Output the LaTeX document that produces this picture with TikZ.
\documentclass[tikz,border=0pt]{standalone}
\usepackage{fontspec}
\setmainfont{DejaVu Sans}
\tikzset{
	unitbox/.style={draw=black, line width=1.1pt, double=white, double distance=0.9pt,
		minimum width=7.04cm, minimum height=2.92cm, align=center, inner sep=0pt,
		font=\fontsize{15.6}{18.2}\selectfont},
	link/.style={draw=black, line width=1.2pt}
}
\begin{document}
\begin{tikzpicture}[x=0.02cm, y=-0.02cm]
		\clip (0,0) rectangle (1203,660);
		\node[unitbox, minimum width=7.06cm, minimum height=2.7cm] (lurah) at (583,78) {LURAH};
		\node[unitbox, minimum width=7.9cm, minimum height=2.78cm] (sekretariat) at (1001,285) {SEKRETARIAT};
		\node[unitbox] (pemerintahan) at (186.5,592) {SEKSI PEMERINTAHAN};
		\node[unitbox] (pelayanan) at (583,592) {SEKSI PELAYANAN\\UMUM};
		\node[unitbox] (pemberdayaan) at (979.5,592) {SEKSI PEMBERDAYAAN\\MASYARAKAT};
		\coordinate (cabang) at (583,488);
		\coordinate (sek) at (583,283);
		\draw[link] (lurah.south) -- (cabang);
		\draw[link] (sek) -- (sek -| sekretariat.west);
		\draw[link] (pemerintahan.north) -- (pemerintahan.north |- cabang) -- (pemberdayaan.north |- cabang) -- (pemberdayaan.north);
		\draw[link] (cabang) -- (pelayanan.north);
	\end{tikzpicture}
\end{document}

______

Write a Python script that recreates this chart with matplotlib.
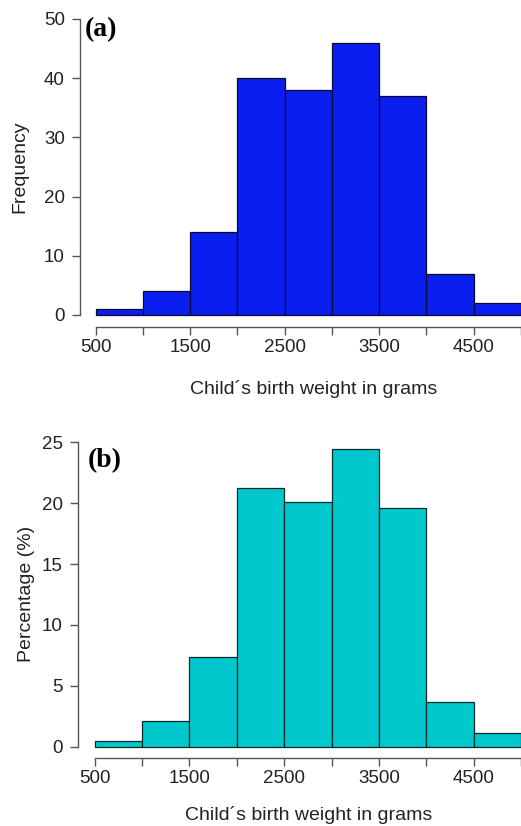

______

Your task is to collect every line above that contains the word "with".

Output the LaTeX document that produces this picture with TikZ.
Write a Python script that recreates this chart with matplotlib.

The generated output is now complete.